Weniger mysteriös, aber historisch ebenfalls bedeutsam ist, das in der Klosterchronik im Jahr 1171 erwähnte Gasthaus Zum Schwanen (Nähe des heutigen unteren Rewe) als Taverne und Absteige genutzt von Handels- und Fuhrleuten im Zusammenhang des Salzmarktes und später auch des Leinenhandels. Den Roman durchzieht auch ab 1191 die überaus mächtige Kaufmannsdynastie der Eberz, deren Einfluss auf den Handel, die Stadtverwaltung und die Rechtsprechung sich im Roman durch Jahrhunderte zieht.

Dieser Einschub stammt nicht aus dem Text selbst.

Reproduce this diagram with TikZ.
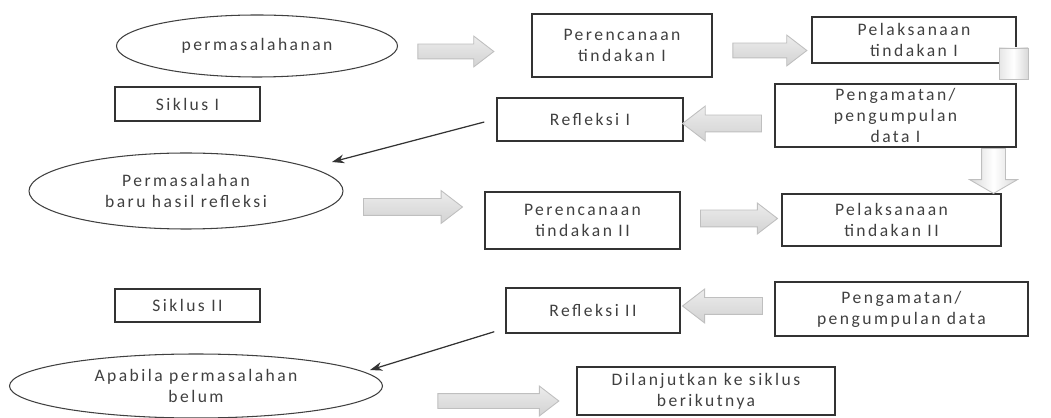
\documentclass[tikz,border=0pt]{standalone}
\usepackage{fontspec}
\setmainfont[LetterSpace=14]{Carlito}
\usetikzlibrary{shapes.geometric,shapes.arrows,arrows.meta}

\tikzset{
  kotak/.style 2 args={draw=black!80,thick,rectangle,align=center,
    minimum width=#1*0.02cm,minimum height=#2*0.02cm,inner sep=1pt},
  elips/.style 2 args={draw=black!75,line width=0.6pt,ellipse,align=center,
    minimum width=#1*0.02cm,minimum height=#2*0.02cm,inner sep=0pt},
  panah/.style 2 args={single arrow,draw=gray!50,line width=0.5pt,inner sep=0pt,
    text width=#2*0.02cm,text height=#2*0.02cm,text depth=0pt,
    minimum height=#1*0.02cm,single arrow tip angle=75,
    top color=gray!15,middle color=white,bottom color=gray!35},
  garis/.style={draw=black!80,line width=0.7pt,-{Stealth[length=7pt,width=5pt]}}
}

\begin{document}
\begin{tikzpicture}[x=0.02cm,y=-0.02cm,font=\fontsize{10}{12}\selectfont,text=black!75]
  \useasboundingbox (0,0) rectangle (1051,418);

  % siklus I
  \node[elips={281}{62}] (masalah1) at (257,46) {permasalahanan};
  \node[kotak={180}{63}] (ren1) at (622,45.5) {Perencanaan\\tindakan I};
  \node[kotak={204}{46}] (lak1) at (914,40) {Pelaksanaan\\tindakan I};
  \node[kotak={145}{34}] (sik1) at (187.5,104) {Siklus I};
  \node[kotak={186}{43}] (ref1) at (590,119.5) {Refleksi I};
  \node[kotak={241}{63}] (amat1) at (895.5,115.5) {Pengamatan/\\pengumpulan\\data I};
  \node[draw=gray!50,inner sep=0pt,minimum width=29*0.02cm,minimum height=31*0.02cm,
    left color=gray!20,right color=gray!30,middle color=white] (sisa) at (1013.5,63.5) {};

  % siklus II
  \node[elips={314}{76}] (masalah2) at (186,191) {Permasalahan\\baru hasil refleksi};
  \node[kotak={195}{57}] (ren2) at (582.5,220.5) {Perencanaan\\tindakan II};
  \node[kotak={219}{52}] (lak2) at (891.5,220) {Pelaksanaan\\tindakan II};
  \node[kotak={145}{33}] (sik2) at (187.5,305.5) {Siklus II};
  \node[kotak={174}{45}] (ref2) at (593,310.5) {Refleksi II};
  \node[kotak={253}{54}] (amat2) at (901.5,309) {Pengamatan/\\pengumpulan data};
  \node[elips={373}{64}] (masalah3) at (196,386) {Apabila permasalahan\\belum};
  \node[kotak={258}{48}] (lanjut) at (706,391) {Dilanjutkan ke siklus\\berikutnya};

  % panah blok
  \node[panah={76}{14},single arrow head extend=8*0.02cm] (pA) at (451,51.5) {};
  \node[panah={74}{14},single arrow head extend=8*0.02cm] (pB) at (765,50.5) {};
  \node[panah={79}{16},single arrow head extend=9*0.02cm,shape border rotate=180] (pC) at (727.5,123.5) {};
  \node[panah={45}{23},single arrow head extend=12*0.02cm,shape border rotate=270,
    single arrow tip angle=120,left color=gray!30,right color=gray!30,middle color=white] (pD) at (993.5,167.5) {};
  \node[panah={99}{16},single arrow head extend=8*0.02cm] (pE) at (407.5,207) {};
  \node[panah={77}{16},single arrow head extend=7*0.02cm] (pF) at (733.5,218.5) {};
  \node[panah={80}{16},single arrow head extend=8.5*0.02cm,shape border rotate=180] (pG) at (728,306) {};
  \node[panah={121}{14},single arrow head extend=7.5*0.02cm] (pH) at (493.5,401) {};

  % panah tipis
  \coordinate (ujung1) at (332,162);
  \coordinate (ujung2) at (370,370);
  \draw[garis] ([xshift=-0.24cm,yshift=-0.05cm]ref1.west) -- (ujung1);
  \draw[garis] ([xshift=-0.22cm,yshift=0.04cm]ref2.south west) -- (ujung2);
\end{tikzpicture}
\end{document}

Auf dem Prangerstein ist reliefartig ein gleichschenkliges Dreieck und ein Turm angedeutet. Exakt an der Fundstelle ist er dadurch für die Heimatforscher vermessungswissenschaftlich Ausgangspunkt und Nachweis für die planerischen Stadtentwicklungsachsen mit ihren Straßenverläufen und Häuserzeilen. Im Podiumsgespräch wurde der künftige, seiner Bedeutung nach angemessene Platz des Prangersteins auf dem neuen Marktplatz angesprochen. Buchers Wunsch ist, dass er genau an der originären Stelle platziert werden müsste. Roland Manz sucht den realistischeren Kompromiss und meint, dass der Pranger an originaler Stelle auch nur mit einem Metallband im Pflaster angedeutet werden könnte oder mit einigen andersfarbigen Pflastersteinen. Der Stein selbst sollte mindestens in Sichtweite davon am Blaserturm positioniert sein.